● RECORDED INFORMATION
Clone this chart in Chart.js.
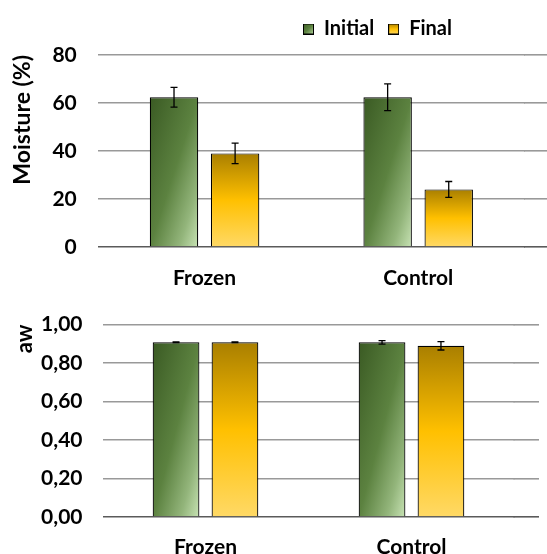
<!DOCTYPE html>
<html>
<head>
<meta charset="utf-8">
<script src="https://cdn.jsdelivr.net/npm/chart.js@4"></script>
<style>
  html, body { margin: 0; padding: 0; background: #fff; }
  #wrap { position: relative; width: 547px; height: 554px; }
  #topChart { position: absolute; left: 0; top: 0; }
  #bottomChart { position: absolute; left: 0; top: 292px; }
</style>
</head>
<body>
<div id="wrap">
  <canvas id="topChart" width="547" height="292"></canvas>
  <canvas id="bottomChart" width="547" height="262"></canvas>
</div>
<script>
const categories = ["Frozen", "Control"];
const seriesNames = ["Initial", "Final"];

const moistureInitial = [62.4, 62.4];
const moistureInitialErr = [4.1, 5.6];
const moistureFinal = [39.0, 24.0];
const moistureFinalErr = [4.3, 3.3];
const moistureTicks = [0, 20, 40, 60, 80];

const awInitial = [0.908, 0.908];
const awInitialErr = [0.002, 0.009];
const awFinal = [0.908, 0.89];
const awFinalErr = [0.002, 0.022];
const awTicks = [0, 0.2, 0.4, 0.6, 0.8, 1.0];

const CAT_PCT = 0.572;
const BAR_PCT = 0.793;
const FONT = "Lato";

// bar box from the scales, used for the per-bar gradients
function barBox(ctx) {
  const chart = ctx.chart;
  const xs = chart.scales.x;
  const ys = chart.scales.y;
  if (!xs || !ys || xs.width === undefined) return null;
  const catW = xs.width / categories.length;
  const slot = (catW * CAT_PCT) / 2;
  const cx = xs.getPixelForValue(ctx.dataIndex) + (ctx.datasetIndex - 0.5) * slot;
  const w = slot * BAR_PCT;
  const v = ctx.dataset.data[ctx.dataIndex];
  return {
    left: cx - w / 2,
    right: cx + w / 2,
    top: ys.getPixelForValue(v),
    bottom: ys.getPixelForValue(0),
  };
}

function greenGradient(c2d, l, t, w, h) {
  const k = (2 * w * h) / (h * h + w * w);
  const g = c2d.createLinearGradient(l, t, l + k * h, t + k * w);
  g.addColorStop(0, "#3a5a23");
  g.addColorStop(0.5, "#5c8240");
  g.addColorStop(0.8, "#93b57b");
  g.addColorStop(1, "#c8e3b5");
  return g;
}

function yellowGradient(c2d, t, h) {
  const g = c2d.createLinearGradient(0, t, 0, t + h);
  g.addColorStop(0, "#a97f00");
  g.addColorStop(0.5, "#ffc000");
  g.addColorStop(1, "#ffd966");
  return g;
}

function barFill(kind) {
  return (ctx) => {
    const b = barBox(ctx);
    if (!b) return kind === "green" ? "#5f8543" : "#ffc000";
    const c2d = ctx.chart.ctx;
    if (kind === "green") {
      return greenGradient(c2d, b.left, b.top, b.right - b.left, b.bottom - b.top);
    }
    return yellowGradient(c2d, b.top, b.bottom - b.top);
  };
}

function legendIcon(kind) {
  const c = document.createElement("canvas");
  c.width = 11;
  c.height = 11;
  const x = c.getContext("2d");
  x.fillStyle = kind === "green" ? greenGradient(x, 0, 0, 11, 11) : yellowGradient(x, 0, 11);
  x.fillRect(0, 0, 11, 11);
  x.strokeStyle = "#000";
  x.lineWidth = 1;
  x.strokeRect(0.5, 0.5, 10, 10);
  return c;
}
const icons = [legendIcon("green"), legendIcon("yellow")];

const errorBarsPlugin = {
  id: "errorBars",
  afterDatasetsDraw(chart, args, opts) {
    const c2d = chart.ctx;
    const ys = chart.scales.y;
    c2d.save();
    c2d.strokeStyle = "#000";
    c2d.lineWidth = 1.3;
    chart.data.datasets.forEach((ds, di) => {
      const meta = chart.getDatasetMeta(di);
      const errs = opts.errors[di];
      meta.data.forEach((bar, i) => {
        const v = ds.data[i];
        const yHi = ys.getPixelForValue(v + errs[i]);
        const yLo = ys.getPixelForValue(v - errs[i]);
        const half = 3.5;
        c2d.beginPath();
        c2d.moveTo(bar.x, yHi);
        c2d.lineTo(bar.x, yLo);
        c2d.moveTo(bar.x - half, yHi);
        c2d.lineTo(bar.x + half, yHi);
        c2d.moveTo(bar.x - half, yLo);
        c2d.lineTo(bar.x + half, yLo);
        c2d.stroke();
      });
    });
    c2d.restore();
  },
};

// gridlines run on past the last category, as in the original
const gridExtendPlugin = {
  id: "gridExtend",
  beforeDatasetsDraw(chart, args, opts) {
    const c2d = chart.ctx;
    const ys = chart.scales.y;
    const area = chart.chartArea;
    c2d.save();
    ys.ticks.forEach((t) => {
      const y = Math.round(ys.getPixelForValue(t.value) - 0.8) + 0.8;
      c2d.strokeStyle = t.value === 0 ? "#5a5a5a" : "#999";
      c2d.lineWidth = 1.6;
      c2d.beginPath();
      c2d.moveTo(area.right - 1, y);
      c2d.lineTo(opts.to, y);
      c2d.stroke();
    });
    c2d.restore();
  },
};

const legendShiftPlugin = {
  id: "legendShift",
  beforeDraw(chart, args, opts) {
    const lg = chart.legend;
    if (!lg || opts.left === undefined) return;
    const w = lg.right - lg.left;
    const h = lg.bottom - lg.top;
    lg.left = opts.left;
    lg.right = opts.left + w;
    lg.top = opts.top;
    lg.bottom = opts.top + h;
  },
};

function makeChart(canvasId, cfg) {
  return new Chart(document.getElementById(canvasId), {
    type: "bar",
    data: {
      labels: categories,
      datasets: [
        {
          label: seriesNames[0],
          data: cfg.initial,
          backgroundColor: barFill("green"),
          borderColor: "#000",
          borderWidth: 1.2,
          categoryPercentage: CAT_PCT,
          barPercentage: BAR_PCT,
        },
        {
          label: seriesNames[1],
          data: cfg.final,
          backgroundColor: barFill("yellow"),
          borderColor: "#000",
          borderWidth: 1.2,
          categoryPercentage: CAT_PCT,
          barPercentage: BAR_PCT,
        },
      ],
    },
    plugins: [gridExtendPlugin, errorBarsPlugin, legendShiftPlugin],
    options: {
      responsive: false,
      animation: false,
      layout: { padding: cfg.padding },
      plugins: {
        tooltip: { enabled: false },
        errorBars: { errors: cfg.errors },
        gridExtend: { to: cfg.gridTo },
        legendShift: { left: cfg.legendLeft, top: cfg.legendTop },
        legend: {
          display: cfg.legend,
          position: "top",
          align: "start",
          labels: {
            color: "#000",
            font: { family: FONT, size: 20, weight: "bold" },
            boxWidth: 11,
            boxHeight: 11,
            padding: 14,
            usePointStyle: true,
            generateLabels: () =>
              seriesNames.map((name, i) => ({
                text: name,
                pointStyle: icons[i],
                fillStyle: "#fff",
                strokeStyle: "#000",
                lineWidth: 0,
                hidden: false,
                datasetIndex: i,
              })),
          },
        },
      },
      scales: {
        x: {
          grid: { display: false },
          border: { display: false },
          ticks: {
            color: "#000",
            font: { family: FONT, size: 21, weight: "bold" },
            padding: cfg.xPad,
          },
          afterFit: (s) => { s.height = cfg.xHeight; },
        },
        y: {
          min: cfg.ticks[0],
          max: cfg.ticks[cfg.ticks.length - 1],
          afterBuildTicks: (s) => { s.ticks = cfg.ticks.map((v) => ({ value: v })); },
          grid: {
            drawTicks: false,
            lineWidth: 1.6,
            color: (c) => (c.tick && c.tick.value === 0 ? "#5a5a5a" : "#999"),
          },
          border: { display: false },
          ticks: {
            color: "#000",
            font: { family: FONT, size: 21, weight: "bold" },
            padding: cfg.yPad,
            callback: cfg.fmt,
          },
          title: {
            display: true,
            text: cfg.title,
            align: "end",
            color: "#000",
            font: { family: FONT, size: cfg.titleSize, weight: "bold" },
            padding: { top: cfg.titleTop, bottom: 0 },
          },
          afterFit: (s) => { s.width = cfg.yWidth; },
        },
      },
    },
  });
}

makeChart("topChart", {
  initial: moistureInitial,
  final: moistureFinal,
  errors: [moistureInitialErr, moistureFinalErr],
  ticks: moistureTicks,
  fmt: (v) => String(v),
  title: "Moisture (%)",
  titleSize: 23,
  titleTop: 9,
  legend: true,
  legendLeft: 289,
  legendTop: 5,
  padding: { top: 11, right: 22, left: 0, bottom: 0 },
  yWidth: 97.75,
  yPad: 21,
  xPad: 11,
  xHeight: 45,
  gridTo: 547,
});

makeChart("bottomChart", {
  initial: awInitial,
  final: awFinal,
  errors: [awInitialErr, awFinalErr],
  ticks: awTicks,
  fmt: (v) => v.toFixed(2).replace(".", ","),
  title: "aw",
  titleSize: 22,
  titleTop: 12,
  legend: false,
  padding: { top: 20, right: 32.5, left: 0, bottom: 0 },
  yWidth: 102.5,
  yPad: 20,
  xPad: 10,
  xHeight: 37,
  gridTo: 539,
});
</script>
</body>
</html>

● WHAT TO WORK ON
Without the pictures, please reproduce each line of the listing above exactly, from the first one through the line bearing "const moistureTicks = [0, 20, 40, 60, 80];".

● ANSWER TO THE PROBLEM
Clone this chart in Chart.js.
<!DOCTYPE html>
<html>
<head>
<meta charset="utf-8">
<script src="https://cdn.jsdelivr.net/npm/chart.js@4"></script>
<style>
  html, body { margin: 0; padding: 0; background: #fff; }
  #wrap { position: relative; width: 547px; height: 554px; }
  #topChart { position: absolute; left: 0; top: 0; }
  #bottomChart { position: absolute; left: 0; top: 292px; }
</style>
</head>
<body>
<div id="wrap">
  <canvas id="topChart" width="547" height="292"></canvas>
  <canvas id="bottomChart" width="547" height="262"></canvas>
</div>
<script>
const categories = ["Frozen", "Control"];
const seriesNames = ["Initial", "Final"];

const moistureInitial = [62.4, 62.4];
const moistureInitialErr = [4.1, 5.6];
const moistureFinal = [39.0, 24.0];
const moistureFinalErr = [4.3, 3.3];
const moistureTicks = [0, 20, 40, 60, 80];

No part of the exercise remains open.